While cleaning up around here, I came across an Emco Unimat3.
It is not complete and some parts have a little surface rust.
Does this thing have any value?
Do any of y'all use one?
It does run and has a jaw(?) chuck(?).


----------



## FishinFoolFaron (Feb 11, 2009)

*Pictures*


----------



## 3192 (Dec 30, 2004)

See if you can find the tailstock for the machine. I'm sure someone will chime in on a value. gb


----------



## FishinFoolFaron (Feb 11, 2009)

Pics are of everything I have found so far.
Google search shows parts are available.


----------



## EndTuition (May 24, 2004)

Interesting machine.
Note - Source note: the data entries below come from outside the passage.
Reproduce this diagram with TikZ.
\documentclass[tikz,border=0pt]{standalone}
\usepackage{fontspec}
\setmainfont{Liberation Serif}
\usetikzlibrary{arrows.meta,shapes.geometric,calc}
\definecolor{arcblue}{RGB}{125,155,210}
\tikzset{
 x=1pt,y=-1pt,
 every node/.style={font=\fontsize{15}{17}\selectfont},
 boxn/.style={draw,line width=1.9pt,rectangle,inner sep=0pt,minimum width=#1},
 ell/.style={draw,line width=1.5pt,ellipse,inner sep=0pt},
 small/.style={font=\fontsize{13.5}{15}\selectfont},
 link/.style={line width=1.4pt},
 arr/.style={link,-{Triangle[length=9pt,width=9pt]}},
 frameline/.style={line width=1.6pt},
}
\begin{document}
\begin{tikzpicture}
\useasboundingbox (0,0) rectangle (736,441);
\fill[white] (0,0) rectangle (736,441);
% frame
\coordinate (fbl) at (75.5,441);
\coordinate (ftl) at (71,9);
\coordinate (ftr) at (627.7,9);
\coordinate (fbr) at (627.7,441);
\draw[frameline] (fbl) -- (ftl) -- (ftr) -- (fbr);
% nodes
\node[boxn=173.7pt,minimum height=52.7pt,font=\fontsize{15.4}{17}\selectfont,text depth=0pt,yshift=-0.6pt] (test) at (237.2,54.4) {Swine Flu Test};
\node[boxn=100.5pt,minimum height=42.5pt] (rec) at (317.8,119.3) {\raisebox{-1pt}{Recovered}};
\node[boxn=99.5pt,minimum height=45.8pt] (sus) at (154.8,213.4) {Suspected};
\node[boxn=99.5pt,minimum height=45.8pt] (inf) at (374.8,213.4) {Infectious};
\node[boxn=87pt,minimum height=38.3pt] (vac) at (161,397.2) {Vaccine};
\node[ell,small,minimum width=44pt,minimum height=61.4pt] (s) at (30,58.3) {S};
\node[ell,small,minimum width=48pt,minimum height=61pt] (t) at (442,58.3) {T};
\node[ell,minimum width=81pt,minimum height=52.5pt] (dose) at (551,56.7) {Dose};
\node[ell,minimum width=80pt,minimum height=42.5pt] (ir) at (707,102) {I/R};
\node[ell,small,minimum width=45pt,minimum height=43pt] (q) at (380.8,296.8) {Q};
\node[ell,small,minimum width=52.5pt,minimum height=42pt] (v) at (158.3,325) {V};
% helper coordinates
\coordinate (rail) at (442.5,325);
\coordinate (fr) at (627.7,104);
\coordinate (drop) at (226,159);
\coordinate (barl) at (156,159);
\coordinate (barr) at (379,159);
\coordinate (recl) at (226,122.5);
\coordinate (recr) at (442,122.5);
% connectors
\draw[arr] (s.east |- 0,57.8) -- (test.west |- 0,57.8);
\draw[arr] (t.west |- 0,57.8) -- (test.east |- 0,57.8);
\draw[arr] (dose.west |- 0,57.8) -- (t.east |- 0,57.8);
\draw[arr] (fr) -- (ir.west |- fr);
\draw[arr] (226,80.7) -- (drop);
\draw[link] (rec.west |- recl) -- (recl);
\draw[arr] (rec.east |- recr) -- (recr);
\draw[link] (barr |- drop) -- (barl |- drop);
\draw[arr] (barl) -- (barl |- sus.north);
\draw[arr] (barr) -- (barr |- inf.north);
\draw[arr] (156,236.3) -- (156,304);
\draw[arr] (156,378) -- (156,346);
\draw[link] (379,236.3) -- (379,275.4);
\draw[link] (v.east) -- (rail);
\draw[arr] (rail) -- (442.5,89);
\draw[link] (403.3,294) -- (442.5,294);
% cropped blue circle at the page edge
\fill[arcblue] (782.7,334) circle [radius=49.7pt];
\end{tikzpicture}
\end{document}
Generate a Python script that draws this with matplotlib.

It's a metal turning machine, just missing the tool holder and the tailstock.


----------



## Robert A. (Jan 8, 2009)

I have an Emco Compact 5, there is one place in the us who carries parts for these machines, I will look through my favorites and see if i can find a link to there site.


----------



## Robert A. (Jan 8, 2009)

I belive this is the right place.

http://www.blueridgeshoponline.com/main.sc


----------



## EndTuition (May 24, 2004)

At one time you could get assessories to turn that lathe into a Jig saw, and a small table saw. Sort of small version of a Shop Smith. Cool.

I almost bought a Compat 5 a while back that was one of Emco's first attempts at at table top CNC.


----------



## Robert A. (Jan 8, 2009)

Eventually i would like to get the mill set up to use on it as well. FYI The link I sent also carries Sherline Accessories.


----------